Isabel irradiaba gozo y serenidad. El fondo de su alma era el reino de la paz. Vivió realmente la perfecta alegría enseñada por Francisco, en la tribulación, en la soledad y en el dolor.

«Debemos hacer felices a las personas», les decía a sus doncellas, sus hermanas.

 

CONCLUSIÓN.
 

Isabel pasó por esta vida como un meteoro luminoso y esperanzador. Hizo resplandecer la luz en el corazón de muchas almas. Llevó el gozo a los corazones afligidos. Nadie podrá contar las lágrimas que secó, las heridas que vendó, el amor que supo despertar.

 

Su santidad fue una novedad rica en matices y eminentes virtudes.
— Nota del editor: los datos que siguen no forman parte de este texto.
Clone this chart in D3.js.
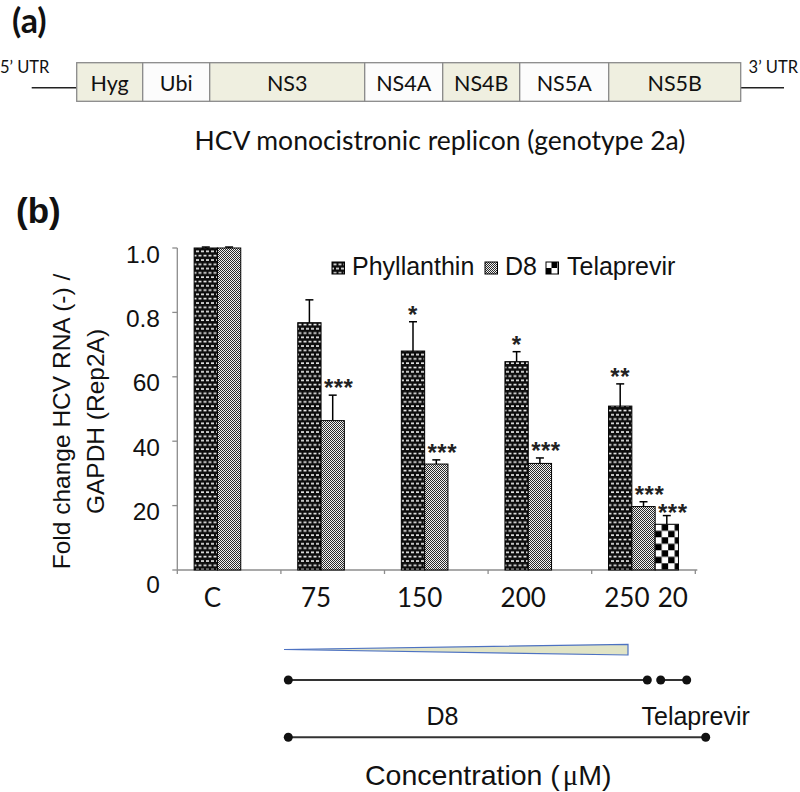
<!DOCTYPE html>
<html><head><meta charset="utf-8">
<script src="https://cdn.jsdelivr.net/npm/d3@7"></script>
<style>body{margin:0;background:#fff}</style>
</head><body><svg id="c" width="800" height="792"></svg>
<script>
// ---------- data ----------
const categories = ["C", "75", "150", "200", "250"];
const seriesNames = ["Phyllanthin", "D8", "Telaprevir"];
const phyllanthin = [1.0, 0.768, 0.680, 0.647, 0.509];
const phyllanthinErr = [0.003, 0.071, 0.091, 0.031, 0.069];
const d8 = [1.0, 0.464, 0.329, 0.331, 0.197];
const d8Err = [0.003, 0.079, 0.013, 0.017, 0.015];
const telaprevir = [null, null, null, null, 0.142];
const telaprevirErr = [null, null, null, null, 0.027];
const phyllanthinSig = ["", "", "*", "*", "**"];
const d8Sig = ["", "***", "***", "***", "***"];
const telaprevirSig = ["", "", "", "", "***"];
const yTickValues = [0, 0.2, 0.4, 0.6, 0.8, 1.0];
const yTickLabels = ["0", "20", "40", "60", "0.8", "1.0"];
const xTickLabels = ["C", "75", "150", "200", "250"];
const telaprevirDose = "20";
const genes = ["Hyg", "Ubi", "NS3", "NS4A", "NS4B", "NS5A", "NS5B"];
const geneLengths = [66, 67, 155, 78, 77, 89, 132];
const geneShaded = [true, false, true, false, true, false, true];

// ---------- setup ----------
const svg = d3.select("#c");
const ARIAL = "'Liberation Sans', Arial, sans-serif";
const CAL = "Lato, 'Open Sans', sans-serif";

// patterns
const defs = svg.append("defs");
const pPhy = defs.append("pattern").attr("id", "pPhy").attr("patternUnits", "userSpaceOnUse")
  .attr("width", 5).attr("height", 8.6);
pPhy.append("rect").attr("width", 5).attr("height", 8.6).attr("fill", "#0d0d0d");
[[1, 1.2, 3], [3.5, 5.5, 1.5], [0, 5.5, 1.5]].forEach(([x, y, w]) =>
  pPhy.append("rect").attr("x", x).attr("y", y).attr("width", w).attr("height", 1.6).attr("fill", "#f0f0f0"));
const pD8 = defs.append("pattern").attr("id", "pD8").attr("patternUnits", "userSpaceOnUse")
  .attr("width", 2).attr("height", 2);
pD8.append("rect").attr("width", 2).attr("height", 2).attr("fill", "#f2f2f2");
pD8.append("rect").attr("x", 0).attr("y", 0).attr("width", 1).attr("height", 1).attr("fill", "#2a2a2a");
pD8.append("rect").attr("x", 1).attr("y", 1).attr("width", 1).attr("height", 1).attr("fill", "#2a2a2a");
function checker(id, x0, y0, s) {
  const p = defs.append("pattern").attr("id", id).attr("patternUnits", "userSpaceOnUse")
    .attr("x", x0).attr("y", y0).attr("width", 2 * s).attr("height", 2 * s);
  p.append("rect").attr("width", 2 * s).attr("height", 2 * s).attr("fill", "#fff");
  p.append("rect").attr("x", s).attr("y", 0).attr("width", s).attr("height", s).attr("fill", "#000");
  p.append("rect").attr("x", 0).attr("y", s).attr("width", s).attr("height", s).attr("fill", "#000");
}

// ---------- panel (a) ----------
svg.append("text").attr("x", 12).attr("y", 33).attr("font-family", CAL).attr("font-weight", "bold")
  .attr("font-size", 34).attr("fill", "#111").text("(a)");

const total = d3.sum(geneLengths);
const gx = d3.scaleLinear().domain([0, total]).range([76.7, 740.7]);
const cum = d3.cumsum([0].concat(geneLengths));
const boxTop = 62.7, boxH = 38.6;
svg.append("line").attr("x1", 31.7).attr("x2", gx(0)).attr("y1", 87.7).attr("y2", 87.7)
  .attr("stroke", "#222").attr("stroke-width", 1.5);
svg.append("line").attr("x1", gx(total)).attr("x2", 784).attr("y1", 87.7).attr("y2", 87.7)
  .attr("stroke", "#222").attr("stroke-width", 1.5);
const g = svg.append("g");
genes.forEach((name, i) => {
  g.append("rect").attr("x", gx(cum[i])).attr("y", boxTop).attr("width", gx(cum[i + 1]) - gx(cum[i]))
    .attr("height", boxH).attr("fill", geneShaded[i] ? "#efefe0" : "#fcfcfc")
    .attr("stroke", "#8a8a8a").attr("stroke-width", 1.3);
  g.append("text").attr("x", (gx(cum[i]) + gx(cum[i + 1])) / 2).attr("y", 91)
    .attr("text-anchor", "middle").attr("font-family", CAL).attr("font-size", 21.5).attr("fill", "#111").text(name);
});
svg.append("text").attr("x", 0).attr("y", 73).attr("font-family", CAL).attr("font-size", 16.5).attr("fill", "#111").text("5’ UTR");
svg.append("text").attr("x", 798).attr("y", 73).attr("text-anchor", "end").attr("font-family", CAL).attr("font-size", 16.5).attr("fill", "#111").text("3’ UTR");
svg.append("text").attr("x", 440).attr("y", 150).attr("text-anchor", "middle").attr("font-family", CAL)
  .attr("font-size", 26.5).attr("fill", "#111").text("HCV monocistronic replicon (genotype 2a)");

// ---------- panel (b) ----------
svg.append("text").attr("x", 16).attr("y", 223).attr("font-family", ARIAL).attr("font-weight", "bold")
  .attr("font-size", 35).attr("fill", "#111").text("(b)");

const x = d3.scaleBand().domain(categories).range([177.3, 695.3]).padding(0);
const xs = d3.scaleBand().domain(seriesNames).range([0, x.bandwidth()]).paddingInner(0).paddingOuter(0.723);
const y = d3.scaleLinear().domain([0, 1]).range([570, 248]);

// axes
const axisCol = "#8c8c8c";
svg.append("line").attr("x1", x.range()[0]).attr("x2", x.range()[0]).attr("y1", y(0)).attr("y2", y(1))
  .attr("stroke", axisCol).attr("stroke-width", 1.3);
svg.selectAll(".yt").data(yTickValues).join("line")
  .attr("x1", x.range()[0] - 5).attr("x2", x.range()[0]).attr("y1", d => y(d)).attr("y2", d => y(d))
  .attr("stroke", axisCol).attr("stroke-width", 1.3);
svg.selectAll(".ytl").data(yTickValues).join("text")
  .attr("x", 160).attr("y", d => y(d) + (d === 0 ? 22.5 : 14.5))
  .attr("text-anchor", "end").attr("font-family", ARIAL).attr("font-size", 24.5).attr("fill", "#111")
  .text((d, i) => yTickLabels[i]);
svg.append("line").attr("x1", x.range()[0]).attr("x2", x.range()[1] + 2).attr("y1", y(0)).attr("y2", y(0))
  .attr("stroke", axisCol).attr("stroke-width", 1.3);
svg.selectAll(".xt").data(categories.map((c, i) => x.range()[0] + x.step() * (i + 1)).concat([x.range()[0]]))
  .join("line").attr("x1", d => d).attr("x2", d => d).attr("y1", y(0)).attr("y2", y(0) + 4)
  .attr("stroke", axisCol).attr("stroke-width", 1.3);

// y title
const yt = svg.append("text").attr("transform", "translate(0,421.5) rotate(-90)")
  .attr("text-anchor", "middle").attr("font-family", ARIAL).attr("font-size", 24.5).attr("fill", "#111");
yt.append("tspan").attr("x", 0).attr("y", 70).text("Fold change HCV RNA (-) /");
yt.append("tspan").attr("x", 0).attr("y", 104).text("GAPDH (Rep2A)");

// bars
const seriesData = [
  { name: "Phyllanthin", vals: phyllanthin, errs: phyllanthinErr, sig: phyllanthinSig, fill: "url(#pPhy)" },
  { name: "D8", vals: d8, errs: d8Err, sig: d8Sig, fill: "url(#pD8)" },
  { name: "Telaprevir", vals: telaprevir, errs: telaprevirErr, sig: telaprevirSig, fill: "url(#pTel)" }
];
const bars = [];
seriesData.forEach(s => s.vals.forEach((v, i) => {
  if (v == null) return;
  bars.push({ s, cat: categories[i], v, e: s.errs[i], sig: s.sig[i] });
}));
bars.forEach(b => {
  b.x0 = x(b.cat) + xs(b.s.name);
  b.w = xs.bandwidth();
  if (b.s.name === "Telaprevir") checker("pTel", b.x0, y(b.v), 6.5);
});
const gb = svg.append("g");
gb.selectAll("rect").data(bars).join("rect")
  .attr("x", d => d.x0).attr("y", d => y(d.v)).attr("width", d => d.w).attr("height", d => y(0) - y(d.v))
  .attr("fill", d => d.s.fill).attr("stroke", "#000").attr("stroke-width", 1);
// error bars
gb.selectAll(".ev").data(bars).join("line")
  .attr("x1", d => d.x0 + d.w / 2).attr("x2", d => d.x0 + d.w / 2)
  .attr("y1", d => y(d.v)).attr("y2", d => y(d.v + d.e)).attr("stroke", "#000").attr("stroke-width", 1.5);
gb.selectAll(".ec").data(bars).join("line")
  .attr("x1", d => d.x0 + d.w / 2 - 4).attr("x2", d => d.x0 + d.w / 2 + 4)
  .attr("y1", d => y(d.v + d.e)).attr("y2", d => y(d.v + d.e)).attr("stroke", "#000").attr("stroke-width", 1.5);
// significance
gb.selectAll(".sig").data(bars.filter(d => d.sig)).join("text")
  .attr("x", d => d.x0 + d.w / 2 + (d.sig.length === 3 ? 6 : 0))
  .attr("y", d => y(d.v + d.e) - (d.s.name === "Telaprevir" ? 9 : 13) + 14)
  .attr("text-anchor", "middle").attr("font-family", ARIAL).attr("font-weight", "bold")
  .attr("font-size", 24).attr("letter-spacing", 0.5).attr("fill", "#222").text(d => d.sig);

// x labels
svg.selectAll(".xl").data(xTickLabels).join("text")
  .attr("x", (d, i) => x(categories[i]) + xs("D8") - 5).attr("y", 607)
  .attr("text-anchor", "middle").attr("font-family", CAL).attr("font-size", 26).attr("fill", "#111").text(d => d);
svg.append("text").attr("x", x(categories[4]) + xs("Telaprevir") + xs.bandwidth() / 2 + 6).attr("y", 607)
  .attr("text-anchor", "middle").attr("font-family", CAL).attr("font-size", 26).attr("fill", "#111").text(telaprevirDose);

// legend
const legendFills = ["url(#pPhy)", "url(#pD8)", "url(#pTelL)"];
checker("pTelL", 545.5, 262, 6);
const legX = [332, 485, 546], legTX = [352, 505, 567];
seriesNames.forEach((n, i) => {
  svg.append("rect").attr("x", legX[i]).attr("y", 262).attr("width", 12.5).attr("height", 12)
    .attr("fill", legendFills[i]).attr("stroke", "#000").attr("stroke-width", 1);
  svg.append("text").attr("x", legTX[i]).attr("y", 275).attr("font-family", ARIAL).attr("font-size", 25)
    .attr("fill", "#111").text(n);
});

// ---------- concentration diagram ----------
svg.append("polygon").attr("points", "284,649.5 628,644.3 628,655")
  .attr("fill", "#e1e4c6").attr("stroke", "#4d72c2").attr("stroke-width", 1.2);
const lineCol = "#333";
function seg(x1, x2, yy) {
  svg.append("line").attr("x1", x1).attr("x2", x2).attr("y1", yy).attr("y2", yy)
    .attr("stroke", lineCol).attr("stroke-width", 2);
  [x1, x2].forEach(cx => svg.append("circle").attr("cx", cx).attr("cy", yy).attr("r", 4.5).attr("fill", "#111"));
}
seg(288.3, 647.3, 680);
seg(660.7, 686.7, 680);
seg(288.3, 705.7, 737.3);
svg.append("text").attr("x", 442.5).attr("y", 725).attr("text-anchor", "middle").attr("font-family", ARIAL)
  .attr("font-size", 25).attr("fill", "#111").text("D8");
svg.append("text").attr("x", 641.5).attr("y", 725).attr("font-family", ARIAL)
  .attr("font-size", 25).attr("fill", "#111").text("Telaprevir");
const ct = svg.append("text").attr("x", 365).attr("y", 785).attr("font-family", ARIAL)
  .attr("font-size", 28.5).attr("fill", "#111");
ct.append("tspan").text("Concentration (");
ct.append("tspan").attr("font-family", "'Liberation Serif', 'DejaVu Serif', serif").attr("dx", 3).text("μ");
ct.append("tspan").text("M)");
</script></body></html>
Desde entonces ya no fueron solamente las mártires o las vírgenes las elevadas al honor de los altares, sino también las esposas, las madres y las viudas.

Isabel recorrió el camino del amor cristiano como seglar, en su condición de esposa y de madre; pero, después de la segunda profesión, fue una mujer plenamente consagrada a Dios y al alivio de la miseria humana.

 

Si evocamos su nacimiento, su personalidad singular y su sensibilidad, es para que, a través del conocimiento y de la admiración, también nosotros nos convirtamos en instrumentos de paz, y aprendamos a verter un poco de bálsamo en las heridas de los marginados de nuestro tiempo, a humanizar nuestro entorno, a secar algunas lágrimas. Derramemos la bondad del corazón allá donde falta la misericordia del Padre. Que el compromiso que vivió Isabel estimule nuestro propio compromiso. Su ejemplo e intercesión iluminarán nuestro camino hacia el Padre, fuente de todo amor: el bien, todo bien, sumo bien; la quietud y el gozo.